Aim of the exercise: Only the lines from the top of the listing below to the line that has "plt.rcParams['mathtext.bf'] = 'Lato:bold'" should be echoed, with both ends kept and pictures left out.
## begin Material
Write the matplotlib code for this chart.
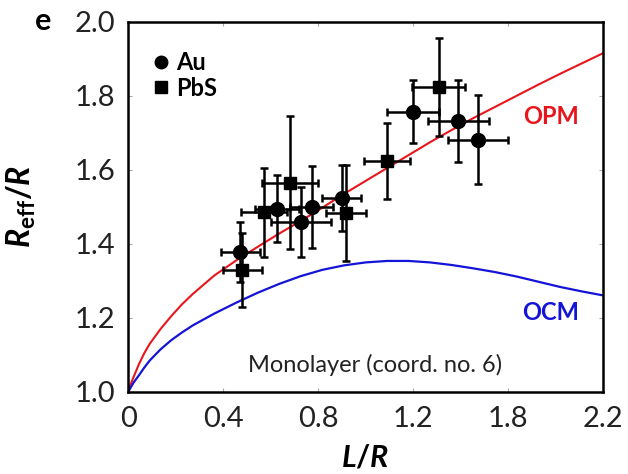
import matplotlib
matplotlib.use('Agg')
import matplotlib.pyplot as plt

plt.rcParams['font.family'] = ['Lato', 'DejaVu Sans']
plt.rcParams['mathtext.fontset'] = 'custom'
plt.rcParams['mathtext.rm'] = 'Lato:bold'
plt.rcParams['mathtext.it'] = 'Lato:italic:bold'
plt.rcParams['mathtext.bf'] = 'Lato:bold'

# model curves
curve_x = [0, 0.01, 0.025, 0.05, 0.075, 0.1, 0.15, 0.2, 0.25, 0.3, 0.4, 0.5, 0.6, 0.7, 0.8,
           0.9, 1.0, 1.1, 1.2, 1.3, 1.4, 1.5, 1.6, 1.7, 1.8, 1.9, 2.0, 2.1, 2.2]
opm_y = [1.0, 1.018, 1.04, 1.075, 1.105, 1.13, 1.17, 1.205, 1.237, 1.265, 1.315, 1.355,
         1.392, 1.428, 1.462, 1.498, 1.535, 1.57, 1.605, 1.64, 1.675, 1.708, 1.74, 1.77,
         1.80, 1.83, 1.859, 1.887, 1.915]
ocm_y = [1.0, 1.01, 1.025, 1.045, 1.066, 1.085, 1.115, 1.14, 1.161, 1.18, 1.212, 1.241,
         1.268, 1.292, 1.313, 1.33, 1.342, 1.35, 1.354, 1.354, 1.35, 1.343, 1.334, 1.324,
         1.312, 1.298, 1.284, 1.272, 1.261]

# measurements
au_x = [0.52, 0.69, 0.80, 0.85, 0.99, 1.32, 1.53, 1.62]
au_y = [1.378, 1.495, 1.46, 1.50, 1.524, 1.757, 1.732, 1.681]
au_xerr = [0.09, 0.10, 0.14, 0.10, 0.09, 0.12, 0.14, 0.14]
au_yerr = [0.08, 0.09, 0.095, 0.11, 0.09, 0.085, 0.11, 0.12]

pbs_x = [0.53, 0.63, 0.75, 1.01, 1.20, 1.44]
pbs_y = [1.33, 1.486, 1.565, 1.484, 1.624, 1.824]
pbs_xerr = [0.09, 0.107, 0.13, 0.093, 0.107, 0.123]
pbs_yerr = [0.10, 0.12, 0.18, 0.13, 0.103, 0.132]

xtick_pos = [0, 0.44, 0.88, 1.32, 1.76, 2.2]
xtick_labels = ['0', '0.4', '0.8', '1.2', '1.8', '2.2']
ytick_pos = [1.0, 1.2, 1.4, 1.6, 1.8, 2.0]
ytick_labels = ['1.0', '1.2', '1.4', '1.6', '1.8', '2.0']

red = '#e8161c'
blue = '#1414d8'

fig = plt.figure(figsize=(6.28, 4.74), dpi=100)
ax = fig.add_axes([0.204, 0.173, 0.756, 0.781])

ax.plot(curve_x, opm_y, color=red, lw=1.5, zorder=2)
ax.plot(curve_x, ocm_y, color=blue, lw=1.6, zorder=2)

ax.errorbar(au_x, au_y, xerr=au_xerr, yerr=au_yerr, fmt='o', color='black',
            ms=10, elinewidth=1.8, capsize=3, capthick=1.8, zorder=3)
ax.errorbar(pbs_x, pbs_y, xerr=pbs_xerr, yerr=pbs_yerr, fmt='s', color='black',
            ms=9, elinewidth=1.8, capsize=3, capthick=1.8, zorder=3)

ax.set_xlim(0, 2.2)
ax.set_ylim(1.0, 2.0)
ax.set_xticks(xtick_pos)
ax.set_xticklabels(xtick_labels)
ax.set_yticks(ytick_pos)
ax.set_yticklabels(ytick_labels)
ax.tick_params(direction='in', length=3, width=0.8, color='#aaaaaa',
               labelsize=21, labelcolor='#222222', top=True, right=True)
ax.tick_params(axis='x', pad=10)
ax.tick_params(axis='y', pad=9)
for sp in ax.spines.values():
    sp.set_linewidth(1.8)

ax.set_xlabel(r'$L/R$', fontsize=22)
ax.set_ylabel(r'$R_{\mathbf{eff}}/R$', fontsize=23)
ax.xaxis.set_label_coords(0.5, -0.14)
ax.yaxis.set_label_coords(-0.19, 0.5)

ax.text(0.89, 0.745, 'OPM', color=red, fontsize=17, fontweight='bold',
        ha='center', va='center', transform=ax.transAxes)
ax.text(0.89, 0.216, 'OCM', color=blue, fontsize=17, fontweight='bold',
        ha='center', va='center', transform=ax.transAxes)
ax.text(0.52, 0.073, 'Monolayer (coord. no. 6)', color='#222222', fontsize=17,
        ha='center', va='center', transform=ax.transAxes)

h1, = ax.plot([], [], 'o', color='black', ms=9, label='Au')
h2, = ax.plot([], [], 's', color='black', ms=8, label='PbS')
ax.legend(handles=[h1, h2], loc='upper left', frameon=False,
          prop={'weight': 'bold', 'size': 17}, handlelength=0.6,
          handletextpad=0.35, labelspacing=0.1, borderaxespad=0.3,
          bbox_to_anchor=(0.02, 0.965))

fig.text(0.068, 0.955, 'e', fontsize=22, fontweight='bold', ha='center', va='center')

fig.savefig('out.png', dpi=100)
## end Material
Solution to the exercise:
Write the matplotlib code for this chart.
import matplotlib
matplotlib.use('Agg')
import matplotlib.pyplot as plt

plt.rcParams['font.family'] = ['Lato', 'DejaVu Sans']
plt.rcParams['mathtext.fontset'] = 'custom'
plt.rcParams['mathtext.rm'] = 'Lato:bold'
plt.rcParams['mathtext.it'] = 'Lato:italic:bold'
plt.rcParams['mathtext.bf'] = 'Lato:bold'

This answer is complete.